Comienza ese viaje tan esperado para el que dejo la mente en blanco, la impaciencia colgada en el armario para que no interrumpa el devenir de los aconteceres, lo que vaya a ser.
El primer trayecto del viaje lo hago en coche. Llueve de Madison a Milwaukee sin cesar, con esa lluvia insistente e intensa como si se hubiera roto un mundo pedazos y hubiera que llorar toda la pena, muy fuerte y desesperada a ratos. Recogo a los dos pasajeros que me acompañan y el trayecto de Milwaukee a Chicago se hace breve. Llegamos con tiempo suficiente para parar a comer algo. Ahí, en uno de los corredores donde están todos los puestos inimaginables de comida rápida, pasa la historia más graciosa, la escena más peculiar por natural, por compartida entre pasajeros que cruzan sus destinos en ese momento.
Somos tres y buscamos un sitio para sentarnos. No hay muchos espacios vacíos pero ahí vemos varias mesas juntas y hasta una chica que está sentada cerca nos dice que nos puede dejar el sitio. Nos sentamos dándole las gracias y diciéndole que tal vez se arrepienta de la invitación porque no vamos a regalarle calma sino alboroto. "No os preocupéis", dice, "trabajo con niños con problemas de comportamiento y después de eso, creo que os podré sorportar". Charlamos con ella. Pregunta si nuestro avión está retrasado, que el suyo ya lleva tres horas. Va a Kansas para una fiesta de despedidad de soltera de su mejor amiga. La conversación discurre fácil, pregunta dónde vamos y por qué salimos desde Chicago, si estamos en tránsito, si somos familia –sí, no, hacemos bromas- y le explicamos la conexión entre los tres, Pancho, Selim y yo, por qué Milwaukee y Madison, cómo la música conecta al doctor guitarrista, al físico músico y a la "símplemente" músico.
A la conversación se une otro señor que hace poco se sentó cerca y que ya antes anotó que ayer, su vuelo de Nueva York a Chicago llegó con seis horas de retraso. Después de escuchar que Selim es de Turquía le pregunta algo relacionado con su trabajo (presidente de 3lab, una compañía que trabaja con productos de cosmética) y cuenta que ahora en Turquía han cambiado mucho las cosas, que hay más poder adquisitivo, que en los centros comerciales hay demanda por tiendas de cosmética y que pronto viajará a Turquía para ver todo eso y ver la posibilidd de abrir ahí su mercado. Que qué piensa Selim.

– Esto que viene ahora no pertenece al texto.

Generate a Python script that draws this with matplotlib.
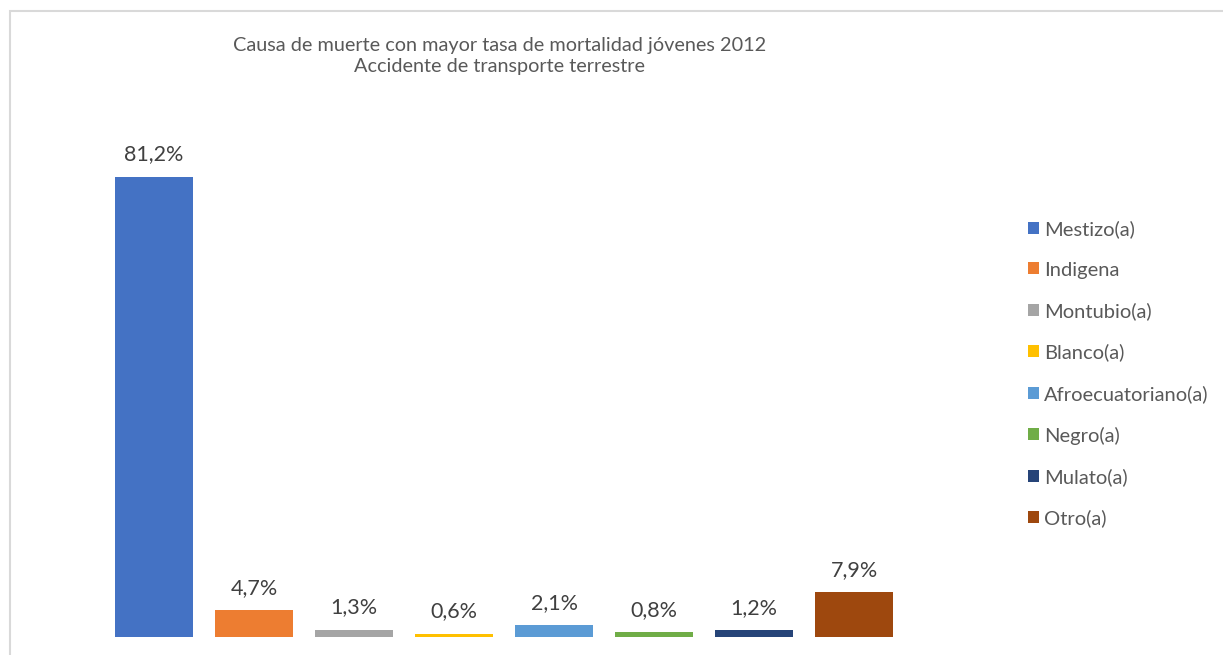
import matplotlib.pyplot as plt
from matplotlib.patches import Rectangle

categorias = ["Mestizo(a)", "Indigena", "Montubio(a)", "Blanco(a)",
              "Afroecuatoriano(a)", "Negro(a)", "Mulato(a)", "Otro(a)"]
valores = [81.2, 4.7, 1.3, 0.6, 2.1, 0.8, 1.2, 7.9]
colores = ["#4472C4", "#ED7D31", "#A5A5A5", "#FFC000",
           "#5B9BD5", "#70AD47", "#264478", "#9E480E"]
titulo = "Causa de muerte con mayor tasa de mortalidad jóvenes 2012\nAccidente de transporte terrestre"

plt.rcParams['font.family'] = ['Lato', 'DejaVu Sans']
gris = "#595959"

W, H = 1223, 655
fig = plt.figure(figsize=(W / 100, H / 100), dpi=100)

# marco del grafico
fig.patches.append(Rectangle((10 / W, -0.1), 1.2, 1 - 11 / H + 0.1,
                             transform=fig.transFigure, fill=False,
                             edgecolor="#d9d9d9", linewidth=1.5))

# ejes: x de -0.5 a 7.5 entre 104 y 904 px, y de 0 a 90 con base en 637 px
escala = 460 / 81.2
alto = 90 * escala
ax = fig.add_axes([104 / W, (H - 637) / H, 800 / W, alto / H])
ax.set_xlim(-0.5, 7.5)
ax.set_ylim(0, 90)
ax.axis("off")

barras = []
for i, (c, v, col) in enumerate(zip(categorias, valores, colores)):
    b = ax.bar(i, v, width=0.78, color=col, label=c)
    barras.append(b)
    ax.annotate(f"{v:.1f}%".replace(".", ","), (i, v), xytext=(0, 9),
                textcoords="offset points", ha="center", va="bottom",
                fontsize=15.5, color="#404040")

fig.text(500 / W, 1 - 56 / H, titulo, ha="center", va="center",
         fontsize=14.3, color=gris, linespacing=1.35)

fig.legend(handles=barras, labels=categorias, loc="upper left",
           bbox_to_anchor=(1020 / W, 1 - 212 / H), frameon=False,
           fontsize=14.5, labelcolor=gris, handlelength=0.55, handleheight=0.55,
           handletextpad=0.25, labelspacing=1.17, borderaxespad=0)

fig.savefig("out.png", dpi=100)
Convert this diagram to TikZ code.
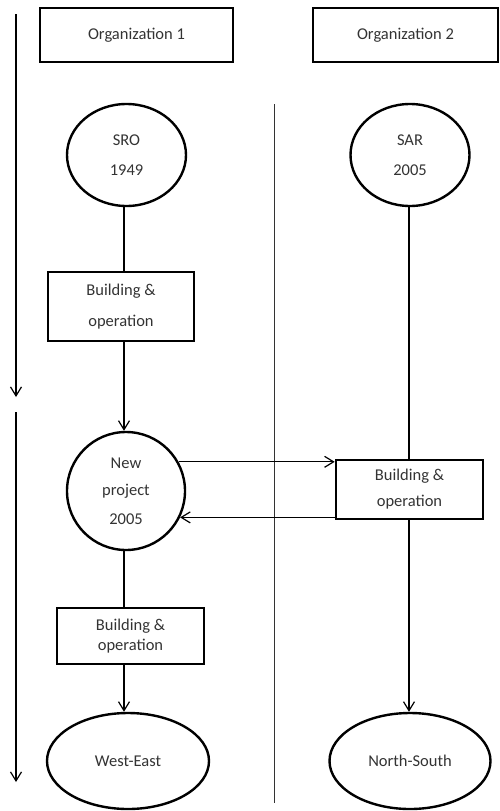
\documentclass[tikz,border=0pt]{standalone}
\usepackage{fontspec}
\setmainfont{Carlito}
\usetikzlibrary{arrows.meta,shapes.geometric}
\definecolor{txt}{HTML}{333333}
\begin{document}
\begin{tikzpicture}[x=1pt,y=-1pt,
  every node/.style={font=\fontsize{16.5}{20}\selectfont, text=txt, align=center, inner sep=0pt},
  orgbox/.style={draw, line width=2.6pt, rectangle},
  bobox/.style={draw, line width=2.6pt, rectangle},
  oval/.style={draw, line width=2.4pt, ellipse},
  conn/.style={line width=1.2pt},
  arr/.style={line width=1.2pt, -{Straight Barb[length=9pt,width=11pt]}},
  divider/.style={line width=1pt, draw=black!80}]
\useasboundingbox (0,0) rectangle (500,811);
% headers
\node[orgbox, minimum width=193pt, minimum height=54pt] (org1) at (136.5,35) {Organization 1};
\node[orgbox, minimum width=185pt, minimum height=54pt] (org2) at (405.5,35) {Organization 2};
% left column
\node[oval, minimum width=119pt, minimum height=102pt] (sro) at (126.5,155) {SRO\\[10pt]1949};
\node[bobox, minimum width=146pt, minimum height=69pt] (b1) at (121,306.5) {Building \&\\[11pt]operation};
\node[oval, circle, minimum size=118pt] (np) at (126,491) {New\\[7pt]project\\[9pt]2005};
\node[bobox, minimum width=147pt, minimum height=56pt] (b3) at (130.5,636) {Building \&\\operation};
\node[oval, minimum width=162pt, minimum height=96pt] (we) at (128,761) {West-East};
% right column
\node[oval, minimum width=119pt, minimum height=102pt] (sar) at (410,155) {SAR\\[10pt]2005};
\node[bobox, minimum width=147pt, minimum height=59pt] (b2) at (409.5,489.5) {Building \&\\[6pt]operation};
\node[oval, minimum width=161pt, minimum height=96pt] (ns) at (410,761) {North-South};
% time arrows and divider
\coordinate (t1a) at (16,14);
\coordinate (t1b) at (16,397);
\coordinate (t2a) at (16,412);
\coordinate (t2b) at (16,782);
\coordinate (da) at (274,104);
\coordinate (db) at (274,803);
\draw[arr] (t1a) -- (t1b);
\draw[arr] (t2a) -- (t2b);
\draw[divider] (da) -- (db);
% connectors
\draw[conn] (sro.south -| 124,0) -- (b1.north -| 124,0);
\draw[arr] (b1.south -| 124,0) -- (np.north -| 124,0);
\draw[conn] (np.south -| 124,0) -- (b3.north -| 124,0);
\draw[arr] (b3.south -| 124,0) -- (we.north -| 124,0);
\draw[conn] (sar.south -| 409,0) -- (b2.north -| 409,0);
\draw[arr] (b2.south -| 409,0) -- (ns.north -| 409,0);
\draw[arr] (np.29) -- (np.29 -| b2.west);
\draw[arr] (np.-26 -| b2.west) -- (np.-26);
\end{tikzpicture}
\end{document}
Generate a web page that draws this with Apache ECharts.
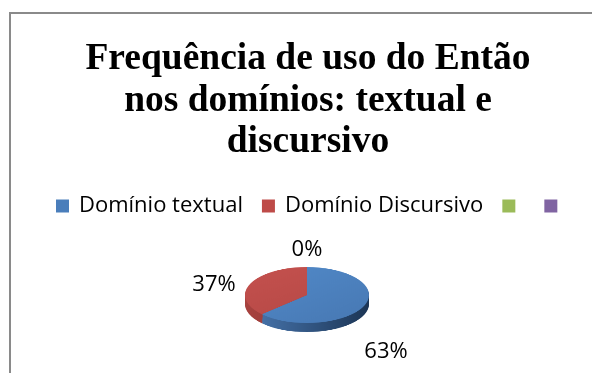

Y la conversación sigue sobre el trabajo de ella, las nuevas generaciones de niños y adolescentes, las nuevas formas de aprender. El señor, de Nueva York, cuenta que en algunas escuelas ya no están enseñando a escribir caligrafía, con lápiz y papel, que los ordenadores son exigidos. También la conversación gira en torno a los mensajes de texto telefónicos, al teléfono móvil, al chatting en internet y esta generación que se comunica de forma tan diferente a como él, por ejemplo, lo hacía, creciendo en el Bronx con su madre que le mandaba a jugar a la calle y se buscaba la vida con los otros veinte chiquillos de su calle. Y su hija, dice, con su grupo de amigos, no puede ponerse de acuerdo sobre qué película ir a ver porque cada uno quiere una, porque hay mil opciones, porque en lugar de reunirse y decidir en persona qué es lo que van a hacer o dónde van a ir, la comunicación se hace por escrito, con mil mensajes de ida y vuelta, otra forma de vivir que no deja mucho espacio para la socialización y para desarrollar las habilidades de comunicación social de las personas -o al menos la comunicación tal y como la hemos conocido hasta ahora-. Con ese tema, de forma espontánea se une a la conversación otro señor sentado al final de las mesas. Él dice que internet hace a los niños más inteligentes. Y el neoyorkino protesta y dice que no, que es sólo que los niños ahora están expuestos a muchas más cosas, las opciones son infinitas y las posibilidades de participar en muchas cosas, más accessibles y al alcance de la mano.
Lo interesante es el momento, esta mesa de desconocidos que por un rato se juntan y cruzan conversaciones con tal naturalidad y facilidad, sintiéndose cómodos, como el grupo de amigos que cada día baja al bar a tomar el café y echar la partida.
Intercambiamos tarjetas. Ella se llama Melissa y él Spencer. Y este rato nos deja saber que los aeropuertos son esa ciudad enorme habitada por desconocidos que a veces te regalan sorpresas agradables. Este comienzo de viaje, amable, diferente.